Marzluf gave a project update at the Downtown Improvement District’s (DID) Oct. 6 meeting. It was the most heavily attended DID meeting in the group’s eight months in existence. Downtown residents and business owners packed the room to hear about the plans and how they would affect Main Street.
The project calls for the removal of the traffic lights and installation of small medians in each street leading into Five Points. A roundabout will be constructed with a landscaped center island consisting of three large trees, ground cover, flowers, an 18-inch-tall fence and three flagpoles.
Pineapple Square developer John Simon questioned blocking the view across the roundabout, but Marzluf said the goal is actually to impede the view all the way across, so drivers will only look at approaching traffic on the left.
Engineers say seeing cars on the other side of a roundabout confuses drivers who are not familiar with them, because they may think there’s no room to enter the roundabout, when, in fact, there is plenty of time.
The start date was another hot topic. The city had originally hoped to have construction begin this month and be complete by Thanksgiving. But during an August pre-bid meeting, prospective contractors said that timeframe was impossible, because the work could take up to five months to complete.

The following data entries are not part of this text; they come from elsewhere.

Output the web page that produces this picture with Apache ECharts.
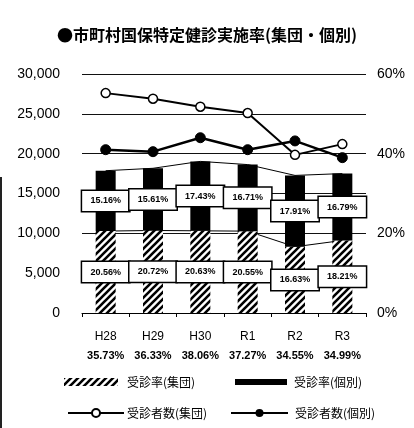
<!DOCTYPE html>
<html><head><meta charset="utf-8">
<script src="https://cdn.jsdelivr.net/npm/echarts@6/dist/echarts.min.js"></script>
<style>html,body{margin:0;padding:0;background:#fff}#c{width:414px;height:428px}</style>
</head><body><div id="c"></div>
<script>
const categories = ['H28','H29','H30','R1','R2','R3'];
const totalRates = ['35.73%','36.33%','38.06%','37.27%','34.55%','34.99%'];
const groupRate = [20.56, 20.72, 20.63, 20.55, 16.63, 18.21];
const indivRate = [15.16, 15.61, 17.43, 16.71, 17.91, 16.79];
const groupCount = [27600, 26900, 25900, 25100, 19850, 21200];
const indivCount = [20500, 20250, 22000, 20500, 21600, 19500];
const leftTicks = {min: 0, max: 30000, interval: 5000};
const rightTicks = {min: 0, max: 60, interval: 20};

function hatch(){
  const s = 7, c = document.createElement('canvas');
  c.width = s; c.height = s;
  const g = c.getContext('2d');
  g.fillStyle = '#fff'; g.fillRect(0,0,s,s);
  g.strokeStyle = '#000'; g.lineWidth = 2.6; g.lineCap = 'butt';
  g.beginPath();
  g.moveTo(-2, s+2); g.lineTo(s+2, -2);
  g.moveTo(-2, 2); g.lineTo(2, -2);
  g.moveTo(s-2, s+2); g.lineTo(s+2, s-2);
  g.stroke();
  return c;
}
const pattern = {image: hatch(), repeat: 'repeat'};
const stackTop1 = groupRate.slice();
const stackTop2 = groupRate.map((v,i)=> +(v + indivRate[i]).toFixed(2));

const boxLabel = {
  show: true, position: 'inside', color: '#000',
  fontFamily: 'Liberation Sans', fontWeight: 'bold', fontSize: 9,
  backgroundColor: '#fff', borderColor: '#000', borderWidth: 1.5,
  width: 37, align: 'center', lineHeight: 12, padding: [4,5],
  formatter: p => p.value.toFixed(2) + '%'
};
const FONT = 'Liberation Sans';
const chart = echarts.init(document.getElementById('c'));
chart.setOption({
  animation: false,
  backgroundColor: '#fff',
  title: {
    text: '●市町村国保特定健診実施率(集団・個別)',
    left: 'center', top: 22,
    textStyle: {fontFamily: 'Noto Sans CJK JP', fontWeight: 'bold', fontSize: 16, color: '#000'}
  },
  grid: {left: 82, right: 48, top: 74, bottom: 115},
  legend: [
    {data: [{name:'受診率(集団)', icon:'rect'}], left: 64, top: 376, padding: 0, itemWidth: 54, itemHeight: 8, itemGap: 0,
     textStyle: {fontSize: 12, color: '#000', fontFamily: 'Noto Sans CJK JP', padding:[0,0,0,4]}},
    {data: [{name:'受診率(個別)', icon:'rect'}], left: 235, top: 376, padding: 0, itemWidth: 52, itemHeight: 6, itemGap: 0,
     textStyle: {fontSize: 12, color: '#000', fontFamily: 'Noto Sans CJK JP', padding:[0,0,0,2]}},
    {data: ['受診者数(集団)'], left: 67, top: 407, padding: 0, itemWidth: 56, itemHeight: 10, itemGap: 0,
     textStyle: {fontSize: 12, color: '#000', fontFamily: 'Noto Sans CJK JP', padding:[0,0,0,-2]}},
    {data: ['受診者数(個別)'], left: 230, top: 407, padding: 0, itemWidth: 57, itemHeight: 10, itemGap: 0,
     textStyle: {fontSize: 12, color: '#000', fontFamily: 'Noto Sans CJK JP', padding:[0,0,0,2]}}
  ],
  xAxis: {
    type: 'category', data: categories,
    axisLine: {lineStyle: {color: '#000', width: 1}},
    axisTick: {show: true, length: 4, lineStyle: {color: '#000'}},
    axisLabel: {
      interval: 0, margin: 14, color: '#000',
      formatter: (v, i) => '{a|' + v + '}\n{b|' + totalRates[i] + '}',
      rich: {
        a: {fontFamily: FONT, fontSize: 12, lineHeight: 19, color: '#000'},
        b: {fontFamily: FONT, fontSize: 11, fontWeight: 'bold', lineHeight: 19, color: '#000'}
      }
    }
  },
  yAxis: [
    {type: 'value', min: leftTicks.min, max: leftTicks.max, interval: leftTicks.interval,
     axisLine: {show: false}, axisTick: {show: false},
     splitLine: {show: true, lineStyle: {color: '#111', width: 1}},
     axisLabel: {margin: 22, color: '#000', fontFamily: FONT, fontSize: 14,
       formatter: v => v.toLocaleString('en-US')}},
    {type: 'value', min: rightTicks.min, max: rightTicks.max, interval: rightTicks.interval,
     axisLine: {show: false}, axisTick: {show: false}, splitLine: {show: false},
     axisLabel: {margin: 11, color: '#000', fontFamily: FONT, fontSize: 14, formatter: '{value}%'}}
  ],
  graphic: [{type: 'rect', left: 0, top: 177, shape: {width: 2, height: 251}, style: {fill: '#222'}}],
  series: [
    {name: '受診率(集団)', type: 'bar', yAxisIndex: 1, stack: 'rate', barWidth: 20, z: 3,
     itemStyle: {color: pattern}, label: boxLabel, data: groupRate},
    {name: '受診率(個別)', type: 'bar', yAxisIndex: 1, stack: 'rate', barWidth: 20, z: 3,
     itemStyle: {color: '#000'}, label: boxLabel, data: indivRate},
    {name: 'sl1', type: 'line', yAxisIndex: 1, z: 1, symbol: 'none', silent: true,
     lineStyle: {color: '#000', width: 1}, data: stackTop1},
    {name: 'sl2', type: 'line', yAxisIndex: 1, z: 1, symbol: 'none', silent: true,
     lineStyle: {color: '#000', width: 1}, data: stackTop2},
    {name: '受診者数(集団)', type: 'line', yAxisIndex: 0, z: 5, symbol: 'circle', symbolSize: 9,
     lineStyle: {color: '#000', width: 2},
     itemStyle: {color: '#fff', borderColor: '#000', borderWidth: 1.5}, data: groupCount},
    {name: '受診者数(個別)', type: 'line', yAxisIndex: 0, z: 5, symbol: 'circle', symbolSize: 10,
     lineStyle: {color: '#000', width: 2.5},
     itemStyle: {color: '#000', borderColor: '#000'}, data: indivCount}
  ]
});
</script></body></html>
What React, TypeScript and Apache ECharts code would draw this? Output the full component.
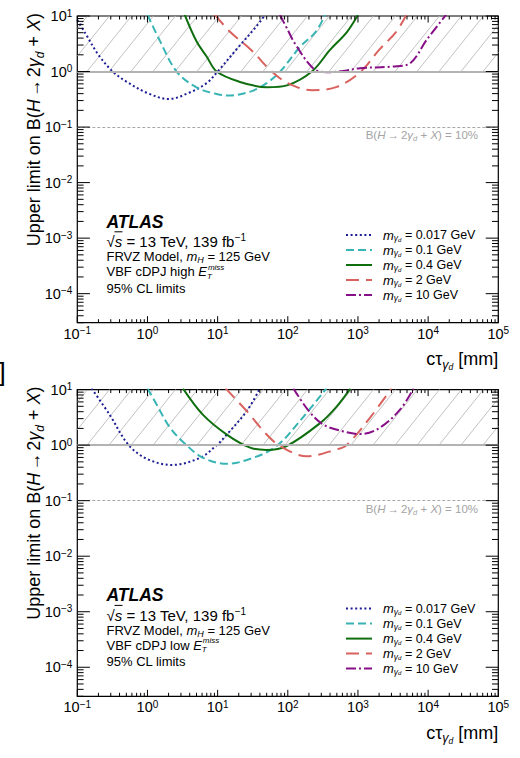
import React, { useEffect, useRef } from 'react';
import * as echarts from 'echarts';

// ---------- axis ranges & ticks ----------
const X_MIN = 0.1;
const X_MAX = 1e5;
const Y_MIN = 3e-5;
const Y_MAX = 10;
const HATCH_LOW = 1;
const REF_LINE = 0.1;
const xDecades = [-1, 0, 1, 2, 3, 4, 5];
const yDecades = [-5, -4, -3, -2, -1, 0, 1];

// ---------- legend / series definitions ----------
const massLabels = ['0.017 GeV', '0.1 GeV', '0.4 GeV', '2 GeV', '10 GeV'];
const seriesColors = ['#1c1c96', '#38b4b4', '#0f6f0f', '#d9625f', '#870f87'];
const seriesDash: any[] = [[2, 2.6], [8, 4], 'solid', [13, 7], [10, 3, 2, 3]];

// ---------- VBF cDPJ high E_T^miss : [c tau (mm), upper limit] ----------
const high0017 = [[0.1, 8.5], [0.13, 4.9], [0.2, 2.0], [0.32, 1.0], [0.5, 0.66], [1, 0.41], [2, 0.32], [4, 0.42], [7, 0.62], [10, 1.0], [20, 2.8], [35, 6.3], [50, 11.5]];
const high01 = [[1, 10.5], [1.5, 3.6], [2.6, 1.0], [5, 0.52], [10, 0.39], [15, 0.37], [30, 0.44], [50, 0.62], [78, 1.0], [150, 2.8], [250, 5.2], [340, 10.5]];
const high04 = [[3.4, 10.5], [5, 3.5], [7, 1.85], [9.7, 1.0], [20, 0.66], [50, 0.52], [100, 0.57], [220, 1.0], [400, 2.45], [700, 5.2], [1000, 10.5]];
const high2 = [[9.2, 10.5], [15, 5.2], [30, 2.45], [59, 1.0], [100, 0.62], [220, 0.46], [500, 0.53], [1100, 1.0], [2000, 2.45], [3500, 5.2], [4900, 10.5]];
const high10 = [[77, 10.5], [100, 5.6], [126, 3.2], [229, 1.15], [355, 0.97], [600, 1.02], [1070, 1.15], [3160, 1.23], [5500, 1.4], [9500, 3.7], [18000, 10.5]];

// ---------- VBF cDPJ low E_T^miss ----------
const low0017 = [[0.16, 10.5], [0.29, 3.5], [0.54, 1.0], [1, 0.56], [2.2, 0.44], [5.6, 0.59], [9.7, 1.0], [13.5, 1.55], [26, 4.1], [40, 10.5]];
const low01 = [[1, 10.5], [1.35, 5.4], [2.1, 2.05], [3.6, 1.0], [6.2, 0.59], [13.5, 0.46], [32, 0.59], [69, 0.96], [148, 2.7], [355, 10.5]];
const low04 = [[3.2, 10.5], [6.2, 3.5], [13.5, 1.55], [29, 0.9], [50, 0.82], [96, 0.96], [290, 2.5], [500, 5.0], [780, 10.5]];
const low2 = [[13, 10.5], [26, 4.1], [50, 1.55], [78, 0.96], [186, 0.63], [500, 0.84], [690, 1.0], [1480, 3.1], [3000, 10.5]];
const low10 = [[120, 10.5], [200, 4.1], [320, 2.35], [600, 1.78], [1070, 1.58], [2040, 2.05], [4000, 4.4], [6200, 10.5]];

const highPanel = [high0017, high01, high04, high2, high10];
const lowPanel = [low0017, low01, low04, low2, low10];
const panelChannels = ['high', 'low'];

// ---------- layout ----------
const FONT = '"Liberation Sans", Arial, Helvetica, sans-serif';
const GRID_LEFT = 77.3;
const GRID_W = 421;
const GRID_H = 306.7;
const PANEL_TOPS = [16, 389.6];

const tok = (size: number, lh: number, pad: number[] = [0, 0, 0, 0], italic = false, color = '#000', extra: any = {}) => ({
  fontSize: size,
  lineHeight: lh,
  padding: pad,
  fontStyle: italic ? 'italic' : 'normal',
  fontFamily: FONT,
  fill: color,
  color,
  ...extra,
});

const powerLabel = (v: number) => {
  const l = Math.log10(v);
  const e = Math.round(l);
  if (Math.abs(l - e) > 1e-6) return '';
  return `{b|10}{s|${e < 0 ? '\u2212' + -e : e}}`;
};
const axisRich = {
  b: tok(14.5, 16),
  s: tok(10, 10, [0, 0, 6, 0]),
};

const seriesName = (i: number) => `m\u03b3d = ${massLabels[i]}`;

const line = (x1: number, y1: number, x2: number, y2: number, stroke = '#000', lineWidth = 1) => ({
  type: 'line',
  shape: { x1, y1, x2, y2 },
  style: { stroke, lineWidth },
  silent: true,
});

const HATCH_STEP = 22;
const HATCH_PHASE = 9.7;
const HATCH_SLANT = 0.8;

const renderHatch = (_p: any, api: any) => {
  const [xl, yt] = api.coord([X_MIN, Y_MAX]);
  const [xr, yb] = api.coord([X_MAX, HATCH_LOW]);
  const h = yb - yt;
  const dx = h * HATCH_SLANT;
  const ch: any[] = [];
  for (let xb = xl + HATCH_PHASE - Math.ceil(dx / HATCH_STEP + 1) * HATCH_STEP; xb <= xr; xb += HATCH_STEP) {
    const t0 = Math.max(0, (xl - xb) / dx);
    const t1 = Math.min(1, (xr - xb) / dx);
    if (t1 <= t0) continue;
    ch.push(line(xb + t0 * dx, yb - t0 * h, xb + t1 * dx, yb - t1 * h, '#c2c2c2', 1));
  }
  return { type: 'group', children: ch };
};

const renderTicks = (_p: any, api: any) => {
  const [xl, yb] = api.coord([X_MIN, Y_MIN]);
  const [xr, yt] = api.coord([X_MAX, Y_MAX]);
  const ch: any[] = [];
  for (const e of xDecades) {
    for (let k = 1; k <= 9; k++) {
      const v = k * Math.pow(10, e);
      if (v < X_MIN * 0.999 || v > X_MAX * 1.001) continue;
      const px = api.coord([v, Y_MIN])[0];
      const len = k === 1 ? 6.5 : 3.5;
      ch.push(line(px, yb, px, yb - len), line(px, yt, px, yt + len));
    }
  }
  for (const e of yDecades) {
    for (let k = 1; k <= 9; k++) {
      const v = k * Math.pow(10, e);
      if (v < Y_MIN * 0.999 || v > Y_MAX * 1.001) continue;
      const py = api.coord([X_MIN, v])[1];
      const len = k === 1 ? 12.6 : 6.3;
      ch.push(line(xl, py, xl + len, py), line(xr, py, xr - len, py));
    }
  }
  return { type: 'group', children: ch };
};

const legendRich = {
  m: tok(13, 15, [0, 0, 0, 6], true),
  g: tok(8.5, 9, [6, 0, 0, 0], true),
  d: tok(6, 6, [9, 0, 0, 0], true),
  t: tok(12.5, 15),
};

function buildOption() {
  const grid: any[] = [];
  const xAxis: any[] = [];
  const yAxis: any[] = [];
  const series: any[] = [];
  const legend: any[] = [];
  const graphic: any[] = [];

  [highPanel, lowPanel].forEach((panel, p) => {
    const top = PANEL_TOPS[p];
    grid.push({ left: GRID_LEFT, top, width: GRID_W, height: GRID_H, show: true, borderColor: '#000', borderWidth: 1.2, backgroundColor: 'transparent' });
    xAxis.push({
      type: 'log', logBase: 10, gridIndex: p, min: X_MIN, max: X_MAX,
      axisLine: { show: false }, axisTick: { show: false }, splitLine: { show: false },
      axisLabel: { margin: 3, formatter: powerLabel, rich: axisRich, color: '#000', showMinLabel: true, showMaxLabel: true, hideOverlap: false },
    });
    yAxis.push({
      type: 'log', logBase: 10, gridIndex: p, min: Y_MIN, max: Y_MAX,
      axisLine: { show: false }, axisTick: { show: false }, splitLine: { show: false },
      axisLabel: { margin: 5, formatter: powerLabel, rich: axisRich, color: '#000', hideOverlap: false },
    });
    series.push({
      type: 'custom', name: 'hatch', xAxisIndex: p, yAxisIndex: p, data: [[1, 1]],
      renderItem: renderHatch, silent: true, z: 1,
    });
    panel.forEach((data, i) => {
      const s: any = {
        type: 'line', name: seriesName(i), xAxisIndex: p, yAxisIndex: p, data,
        symbol: 'none', showSymbol: false, smooth: 0.35, clip: true, z: 3,
        lineStyle: { color: seriesColors[i], width: 2, type: seriesDash[i] },
        itemStyle: { color: seriesColors[i] },
      };
      if (i === 0) {
        s.markLine = {
          silent: true, symbol: ['none', 'none'], label: { show: false },
          data: [
            { yAxis: HATCH_LOW, lineStyle: { color: '#b3b3b3', width: 2, type: 'solid' } },
            { yAxis: REF_LINE, lineStyle: { color: '#a8a8a8', width: 1, type: [3, 2] } },
          ],
        };
      }
      series.push(s);
    });
    series.push({
      type: 'custom', name: 'ticks', xAxisIndex: p, yAxisIndex: p, data: [[1, 1]],
      renderItem: renderTicks, silent: true, z: 6,
    });
    legend.push({
      orient: 'vertical', left: 345, top: top + 219 - 7.5, itemWidth: 26, itemHeight: 10, itemGap: 0, padding: 0,
      selectedMode: false,
      itemStyle: { color: 'rgba(0,0,0,0)', borderWidth: 0, opacity: 0 },
      data: massLabels.map((_, i) => seriesName(i)),
      formatter: (name: string) => `{m|m}{g|\u03b3}{d|d}{t| = ${name.replace(/^.*= /, '')}}`,
      textStyle: { fontFamily: FONT, fontSize: 12.5, color: '#000', rich: legendRich },
    });

    // y title
    graphic.push({
      type: 'text', x: 34, y: top - 3, rotation: Math.PI / 2, silent: true,
      style: {
        text: '{n|Upper limit on B(}{i|H}{a|\u2192}{n|2}{i|\u03b3}{sb|d}{n| + }{i|X}{n|)}',
        align: 'right', verticalAlign: 'middle',
        rich: { n: tok(18, 24), a: tok(18, 24, [0, 2, 0, 2]), i: tok(18, 24, [0, 0, 0, 0], true), sb: tok(12, 12, [12, 0, 0, 0], true) },
      },
    });
    // x title
    graphic.push({
      type: 'text', x: GRID_LEFT + GRID_W, y: top + 343, silent: true,
      style: {
        text: '{n|c\u03c4}{g|\u03b3}{d|d}{n| [mm]}',
        align: 'right', verticalAlign: 'middle',
        rich: { n: tok(18, 24), g: tok(12.5, 13, [11, 0, 0, 0], true), d: tok(8.5, 8, [16, 0, 0, 0], true) },
      },
    });
    // 10% label
    const gc = '#a3a3a3';
    graphic.push({
      type: 'text', x: 478, y: top + 119, silent: true,
      style: {
        text: '{g|B(}{gi|H}{ga|\u2192}{g|2}{gi|\u03b3}{gs|d}{g| + }{gi|X}{g|) = 10%}',
        align: 'right', verticalAlign: 'middle',
        rich: {
          g: tok(11.5, 14, [0, 0, 0, 0], false, gc), ga: tok(11.5, 14, [0, 2, 0, 2], false, gc),
          gi: tok(11.5, 14, [0, 0, 0, 0], true, gc), gs: tok(7.5, 7, [7, 0, 0, 0], true, gc),
        },
      },
    });
    // ATLAS block
    const ax = 106.5;
    graphic.push({
      type: 'text', x: ax, y: top + 205.7, silent: true,
      style: { text: 'ATLAS', fontFamily: FONT, fontSize: 17.5, fontWeight: 'bold', fontStyle: 'italic', fill: '#000', align: 'left', verticalAlign: 'middle' },
    });
    graphic.push({
      type: 'text', x: ax, y: top + 225.7, silent: true,
      style: {
        text: '{n|\u221a}{i|s}{n| = 13 TeV, 139 fb}{sp|\u22121}',
        align: 'left', verticalAlign: 'middle',
        rich: { n: tok(15, 18), i: tok(15, 18, [0, 0, 0, 0], true), sp: tok(10, 10, [0, 0, 8, 0]) },
      },
    });
    // overline of the square root
    graphic.push({
      type: 'line', silent: true,
      shape: { x1: ax + 8, y1: top + 215.8, x2: ax + 16, y2: top + 215.8 },
      style: { stroke: '#000', lineWidth: 1 },
    });
    graphic.push({
      type: 'text', x: ax, y: top + 240.7, silent: true,
      style: {
        text: '{n|FRVZ Model, }{i|m}{sb|H}{n| = 125 GeV}',
        align: 'left', verticalAlign: 'middle',
        rich: { n: tok(13, 16), i: tok(13, 16, [0, 0, 0, 0], true), sb: tok(9, 9, [7, 0, 0, 0], true) },
      },
    });
    graphic.push({
      type: 'text', x: ax, y: top + 255.7, silent: true,
      style: {
        text: `{n|VBF cDPJ ${panelChannels[p]} }{i|E}{sb|T}{sp|miss}`,
        align: 'left', verticalAlign: 'middle',
        rich: {
          n: tok(13, 16), i: tok(13, 16, [0, 0, 0, 0], true),
          sb: tok(8, 7, [9, 0, 0, 0], true, '#000', { width: 1 }),
          sp: tok(8, 7, [0, 0, 9, 0], true),
        },
      },
    });
    graphic.push({
      type: 'text', x: ax, y: top + 272, silent: true,
      style: { text: '95% CL limits', fontFamily: FONT, fontSize: 13, fill: '#000', align: 'left', verticalAlign: 'middle' },
    });
  });

  graphic.push({
    type: 'text', x: -1.5, y: 372, silent: true,
    style: { text: ']', fontFamily: FONT, fontSize: 26, fill: '#000', align: 'left', verticalAlign: 'middle' },
  });

  return {
    animation: false,
    backgroundColor: '#fff',
    textStyle: { fontFamily: FONT },
    grid, xAxis, yAxis, series, legend, graphic,
  };
}

export default function App() {
  const ref = useRef<HTMLDivElement>(null);
  useEffect(() => {
    if (!ref.current) return;
    const chart = echarts.init(ref.current, null, { renderer: 'svg' });
    chart.setOption(buildOption() as any);
    return () => chart.dispose();
  }, []);
  return <div ref={ref} style={{ position: 'fixed', left: 0, top: 0, width: 520, height: 758, background: '#fff' }} />;
}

Marzluf presented stakeholders with two options: begin in May and possibly interfere with the July 4 parade on Main Street, or begin after July 4 and possibly have construction run into tourist season.
“I was a commissioner during the 1350 (Main) mess,” said former Mayor Mary Anne Servian. “It went on and on and on. Get this started in the middle of May and get it over with.”
That seemed to be the consensus, even though merchants expressed some trepidation about the disruption to business.
“People become afraid to come downtown if they don’t know how to get around (the construction),” said Wendy Getchell, owner of Lotus and president of the Downtown Sarasota Alliance. “It could put people out of business.”
One option is to do much of the work at night, so Main Street won’t be as disrupted during business hours.
But downtown residents expressed concern that loud construction could keep them up at night.
Marzluf said it’s ultimately the public works director’s decision, but said the suggestion to begin work in May will carry great weight with the city.
And there is as much work going on underground at Five Points as above ground. The project includes the replacement of waterlines, and because this is one of the oldest intersections in the city, engineers aren’t sure exactly what problems they’ll encounter once they begin digging.